Neil Campbell, global head of alternative investments of Tullett Prebon Alternative Investments, said a correction won't happen until the IPO market and capital markets cool down as prices have been driven up by a huge number of exits and dry powder. But the markets are not without risk.

NYPPEX executives are not the only ones to notice the high prices. Institutional investors are eager to sell on the secondary market, but not so ready to buy. The State of Wisconsin Investment Board which oversees $104.1 billion, is selling to take advantage of the high prices. SWIB has been selling a portfolio of legacy private equity limited partnership interests valued around $203 million, according to information released at a June SWIB meeting. Mr. Drake declined to comment on the sale. Wisconsin had $6.3 billion in private equity as of Dec. 31.

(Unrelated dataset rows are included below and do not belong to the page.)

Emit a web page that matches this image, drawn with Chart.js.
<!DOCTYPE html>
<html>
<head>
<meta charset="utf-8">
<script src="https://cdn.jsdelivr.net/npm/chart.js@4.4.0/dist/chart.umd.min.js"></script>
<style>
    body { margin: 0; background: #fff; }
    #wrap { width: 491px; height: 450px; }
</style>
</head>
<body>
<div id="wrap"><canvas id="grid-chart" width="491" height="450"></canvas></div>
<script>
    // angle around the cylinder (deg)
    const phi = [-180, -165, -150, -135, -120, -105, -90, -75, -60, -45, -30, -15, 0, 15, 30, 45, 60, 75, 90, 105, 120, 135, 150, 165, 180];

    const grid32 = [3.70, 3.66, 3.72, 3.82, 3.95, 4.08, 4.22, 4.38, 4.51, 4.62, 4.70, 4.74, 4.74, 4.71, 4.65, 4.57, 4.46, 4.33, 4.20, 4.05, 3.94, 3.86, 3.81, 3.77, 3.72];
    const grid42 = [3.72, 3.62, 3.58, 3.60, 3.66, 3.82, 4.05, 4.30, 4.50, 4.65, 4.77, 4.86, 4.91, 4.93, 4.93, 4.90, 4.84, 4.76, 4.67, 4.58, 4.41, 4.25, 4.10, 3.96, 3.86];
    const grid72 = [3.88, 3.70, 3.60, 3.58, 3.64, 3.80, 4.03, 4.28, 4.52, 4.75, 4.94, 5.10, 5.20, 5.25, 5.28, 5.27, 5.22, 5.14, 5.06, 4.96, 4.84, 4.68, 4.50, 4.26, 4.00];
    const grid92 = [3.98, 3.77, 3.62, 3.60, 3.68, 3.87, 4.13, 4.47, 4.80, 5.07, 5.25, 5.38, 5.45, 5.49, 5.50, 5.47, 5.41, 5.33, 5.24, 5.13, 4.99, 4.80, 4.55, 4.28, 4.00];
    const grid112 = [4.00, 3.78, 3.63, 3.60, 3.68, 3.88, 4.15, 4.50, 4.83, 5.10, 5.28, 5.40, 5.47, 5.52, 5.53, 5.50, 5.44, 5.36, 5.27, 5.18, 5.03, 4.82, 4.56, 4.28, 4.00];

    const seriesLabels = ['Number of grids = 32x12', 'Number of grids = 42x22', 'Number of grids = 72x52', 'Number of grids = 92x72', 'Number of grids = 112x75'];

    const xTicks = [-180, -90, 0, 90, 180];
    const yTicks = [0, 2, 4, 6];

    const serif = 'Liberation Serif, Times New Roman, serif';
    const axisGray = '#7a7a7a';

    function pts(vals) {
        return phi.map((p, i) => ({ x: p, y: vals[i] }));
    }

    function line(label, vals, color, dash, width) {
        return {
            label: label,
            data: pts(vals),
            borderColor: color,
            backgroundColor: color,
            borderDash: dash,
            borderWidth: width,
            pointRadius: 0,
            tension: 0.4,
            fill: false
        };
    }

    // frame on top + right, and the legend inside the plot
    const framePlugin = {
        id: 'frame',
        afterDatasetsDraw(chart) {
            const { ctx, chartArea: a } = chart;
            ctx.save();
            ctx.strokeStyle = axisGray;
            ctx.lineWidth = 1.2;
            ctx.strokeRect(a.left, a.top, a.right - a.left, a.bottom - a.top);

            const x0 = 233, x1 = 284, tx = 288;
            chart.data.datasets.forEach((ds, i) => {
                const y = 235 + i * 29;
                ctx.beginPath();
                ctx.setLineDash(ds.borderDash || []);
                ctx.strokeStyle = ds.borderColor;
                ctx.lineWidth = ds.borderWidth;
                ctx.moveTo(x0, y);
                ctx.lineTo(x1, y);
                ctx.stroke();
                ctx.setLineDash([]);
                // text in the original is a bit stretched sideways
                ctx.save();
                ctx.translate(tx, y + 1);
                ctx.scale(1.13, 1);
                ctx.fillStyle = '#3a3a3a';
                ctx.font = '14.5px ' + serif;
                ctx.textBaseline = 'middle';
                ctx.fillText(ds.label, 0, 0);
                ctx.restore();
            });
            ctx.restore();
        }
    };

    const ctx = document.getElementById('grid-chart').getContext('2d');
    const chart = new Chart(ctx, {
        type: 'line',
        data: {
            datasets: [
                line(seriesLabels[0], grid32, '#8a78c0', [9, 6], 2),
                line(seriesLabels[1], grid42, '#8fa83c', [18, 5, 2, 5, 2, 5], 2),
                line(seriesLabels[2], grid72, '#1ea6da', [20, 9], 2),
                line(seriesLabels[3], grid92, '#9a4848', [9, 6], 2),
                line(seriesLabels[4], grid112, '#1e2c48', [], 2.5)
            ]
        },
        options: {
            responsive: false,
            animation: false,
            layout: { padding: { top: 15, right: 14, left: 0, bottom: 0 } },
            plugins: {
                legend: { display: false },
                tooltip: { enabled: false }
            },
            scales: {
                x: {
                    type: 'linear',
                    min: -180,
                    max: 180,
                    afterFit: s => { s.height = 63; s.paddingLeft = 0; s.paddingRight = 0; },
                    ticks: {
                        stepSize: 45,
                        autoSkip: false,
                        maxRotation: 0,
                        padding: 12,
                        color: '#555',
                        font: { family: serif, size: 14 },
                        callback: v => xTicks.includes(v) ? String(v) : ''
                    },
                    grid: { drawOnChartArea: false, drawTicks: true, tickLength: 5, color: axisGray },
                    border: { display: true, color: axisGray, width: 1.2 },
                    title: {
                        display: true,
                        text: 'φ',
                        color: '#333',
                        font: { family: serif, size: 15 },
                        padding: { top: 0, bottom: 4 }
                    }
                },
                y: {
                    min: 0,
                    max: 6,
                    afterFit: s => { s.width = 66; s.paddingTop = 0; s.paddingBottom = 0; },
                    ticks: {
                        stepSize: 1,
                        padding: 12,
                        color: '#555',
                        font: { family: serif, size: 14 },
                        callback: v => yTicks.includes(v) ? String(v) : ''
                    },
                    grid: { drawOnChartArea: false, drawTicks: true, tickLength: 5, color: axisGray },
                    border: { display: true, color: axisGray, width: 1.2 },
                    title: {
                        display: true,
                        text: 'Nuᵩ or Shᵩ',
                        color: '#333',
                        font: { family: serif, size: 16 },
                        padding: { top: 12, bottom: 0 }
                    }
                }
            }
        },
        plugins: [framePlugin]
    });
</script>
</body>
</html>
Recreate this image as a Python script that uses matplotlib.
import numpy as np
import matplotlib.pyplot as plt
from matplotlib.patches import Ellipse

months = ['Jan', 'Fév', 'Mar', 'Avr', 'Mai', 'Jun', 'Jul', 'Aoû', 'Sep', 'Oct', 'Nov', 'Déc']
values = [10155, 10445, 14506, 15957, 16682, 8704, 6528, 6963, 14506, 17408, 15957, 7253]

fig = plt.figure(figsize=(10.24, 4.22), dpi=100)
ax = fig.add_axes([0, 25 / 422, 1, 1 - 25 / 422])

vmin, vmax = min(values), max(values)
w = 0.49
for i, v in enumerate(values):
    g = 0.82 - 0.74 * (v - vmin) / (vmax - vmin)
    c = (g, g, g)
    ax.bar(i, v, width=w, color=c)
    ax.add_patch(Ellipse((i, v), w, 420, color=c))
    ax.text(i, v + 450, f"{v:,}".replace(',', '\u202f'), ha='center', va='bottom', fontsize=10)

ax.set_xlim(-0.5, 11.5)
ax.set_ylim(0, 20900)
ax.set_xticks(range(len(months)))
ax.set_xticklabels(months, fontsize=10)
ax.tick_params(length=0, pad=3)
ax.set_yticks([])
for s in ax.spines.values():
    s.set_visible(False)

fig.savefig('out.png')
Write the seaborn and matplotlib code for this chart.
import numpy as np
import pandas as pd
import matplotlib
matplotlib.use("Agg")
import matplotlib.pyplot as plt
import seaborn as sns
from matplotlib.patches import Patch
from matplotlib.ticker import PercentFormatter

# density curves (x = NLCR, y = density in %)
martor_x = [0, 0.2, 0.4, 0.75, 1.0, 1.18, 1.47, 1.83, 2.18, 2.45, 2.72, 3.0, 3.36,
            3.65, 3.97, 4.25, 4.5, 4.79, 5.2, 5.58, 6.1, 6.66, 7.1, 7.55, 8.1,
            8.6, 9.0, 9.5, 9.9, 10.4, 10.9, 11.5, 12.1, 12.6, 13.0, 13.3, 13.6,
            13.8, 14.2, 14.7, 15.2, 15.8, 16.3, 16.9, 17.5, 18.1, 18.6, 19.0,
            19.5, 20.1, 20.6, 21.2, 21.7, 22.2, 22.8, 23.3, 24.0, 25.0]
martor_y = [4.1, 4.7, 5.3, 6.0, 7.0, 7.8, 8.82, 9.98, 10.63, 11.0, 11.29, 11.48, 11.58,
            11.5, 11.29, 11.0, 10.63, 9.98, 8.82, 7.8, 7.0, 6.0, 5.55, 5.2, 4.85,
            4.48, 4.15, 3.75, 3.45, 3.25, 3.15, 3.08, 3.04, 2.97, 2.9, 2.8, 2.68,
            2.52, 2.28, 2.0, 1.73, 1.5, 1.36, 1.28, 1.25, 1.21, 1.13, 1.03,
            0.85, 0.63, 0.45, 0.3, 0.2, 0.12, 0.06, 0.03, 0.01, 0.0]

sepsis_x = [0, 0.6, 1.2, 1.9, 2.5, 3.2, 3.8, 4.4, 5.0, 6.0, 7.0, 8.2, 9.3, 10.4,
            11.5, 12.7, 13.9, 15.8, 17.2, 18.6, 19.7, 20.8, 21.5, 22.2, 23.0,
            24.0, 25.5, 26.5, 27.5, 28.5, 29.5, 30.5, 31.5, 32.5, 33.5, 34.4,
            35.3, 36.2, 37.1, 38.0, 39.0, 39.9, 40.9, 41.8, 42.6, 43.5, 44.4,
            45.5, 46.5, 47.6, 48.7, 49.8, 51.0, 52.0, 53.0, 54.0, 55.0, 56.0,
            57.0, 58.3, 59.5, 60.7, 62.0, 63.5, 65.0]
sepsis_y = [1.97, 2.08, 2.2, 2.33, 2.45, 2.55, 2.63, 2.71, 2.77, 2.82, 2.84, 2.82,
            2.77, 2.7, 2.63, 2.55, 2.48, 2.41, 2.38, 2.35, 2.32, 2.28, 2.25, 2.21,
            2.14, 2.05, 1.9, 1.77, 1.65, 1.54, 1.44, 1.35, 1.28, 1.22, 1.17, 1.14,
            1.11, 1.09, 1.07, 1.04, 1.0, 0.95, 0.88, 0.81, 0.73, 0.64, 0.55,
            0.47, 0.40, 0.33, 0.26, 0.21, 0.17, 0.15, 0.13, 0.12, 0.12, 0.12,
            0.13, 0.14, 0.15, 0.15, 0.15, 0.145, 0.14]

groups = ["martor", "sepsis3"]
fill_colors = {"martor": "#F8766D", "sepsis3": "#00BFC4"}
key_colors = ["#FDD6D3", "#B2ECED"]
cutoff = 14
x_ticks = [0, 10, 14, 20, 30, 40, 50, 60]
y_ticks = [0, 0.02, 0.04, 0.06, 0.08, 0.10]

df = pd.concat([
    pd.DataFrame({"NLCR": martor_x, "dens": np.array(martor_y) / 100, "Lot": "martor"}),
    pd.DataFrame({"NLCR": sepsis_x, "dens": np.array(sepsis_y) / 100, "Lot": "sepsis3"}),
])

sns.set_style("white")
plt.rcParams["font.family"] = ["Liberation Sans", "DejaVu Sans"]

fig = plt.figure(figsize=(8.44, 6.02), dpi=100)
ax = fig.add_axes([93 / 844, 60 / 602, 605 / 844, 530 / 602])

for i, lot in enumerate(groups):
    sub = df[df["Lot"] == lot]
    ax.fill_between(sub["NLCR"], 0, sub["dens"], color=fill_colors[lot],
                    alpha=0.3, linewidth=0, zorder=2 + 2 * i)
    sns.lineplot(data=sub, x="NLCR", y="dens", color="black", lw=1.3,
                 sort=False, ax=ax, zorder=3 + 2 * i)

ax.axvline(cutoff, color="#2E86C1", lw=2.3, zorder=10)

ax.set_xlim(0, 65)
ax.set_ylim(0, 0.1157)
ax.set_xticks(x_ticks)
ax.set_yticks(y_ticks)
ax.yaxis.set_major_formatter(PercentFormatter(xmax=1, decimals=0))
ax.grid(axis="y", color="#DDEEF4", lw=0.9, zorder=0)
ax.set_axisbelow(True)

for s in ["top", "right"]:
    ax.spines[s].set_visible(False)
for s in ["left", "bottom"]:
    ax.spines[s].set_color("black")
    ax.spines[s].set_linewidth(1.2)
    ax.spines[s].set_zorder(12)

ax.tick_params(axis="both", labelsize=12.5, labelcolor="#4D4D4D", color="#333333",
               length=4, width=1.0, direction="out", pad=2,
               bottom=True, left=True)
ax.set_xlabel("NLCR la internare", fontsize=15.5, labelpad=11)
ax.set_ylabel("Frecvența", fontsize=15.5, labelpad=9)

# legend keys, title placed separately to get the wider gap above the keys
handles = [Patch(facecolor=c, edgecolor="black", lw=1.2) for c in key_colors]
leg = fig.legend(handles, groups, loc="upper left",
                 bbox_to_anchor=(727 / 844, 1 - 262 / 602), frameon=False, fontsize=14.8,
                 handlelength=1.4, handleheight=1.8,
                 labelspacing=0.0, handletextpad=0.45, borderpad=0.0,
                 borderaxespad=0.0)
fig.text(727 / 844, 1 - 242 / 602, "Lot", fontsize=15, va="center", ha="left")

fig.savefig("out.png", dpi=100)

Indeed, volume on the private equity secondary market was up 33% in the first half of 2014 to $16 billion, according to a report from Setter Capital Inc., a brokerage firm in Toronto.

In the first half of this year, pension plans were the most active sellers on the secondary market, accounting for 25% of sales. Secondary market funds were the most active buyers in 71% of transactions, according to Setter Capital. The private equity secondary market is awash in capital that has to be invested now.

Large funds 

Managers of secondary market funds have been consistently raising large funds. They closed on a combined $57 billion as of July 31, up from $42 billion three years ago, according to data from London-based alternative investment research firm Preqin. Private equity secondary funds raised a combined $14.8 billion through July 31, compared to $20.8 billion raised by 23 funds in all of 2013.

Preqin estimates that as of July 31, the 10 top secondary fund managers had $40 billion of unspent capital to invest. And all this capital that the secondary market managers have raised has to be invested in a certain amount of time. Of the $11.3 billion in private equity purchases on the secondary market in the first half of 2014, 73.1% were leveraged buyout funds, according to Setter Capital's report.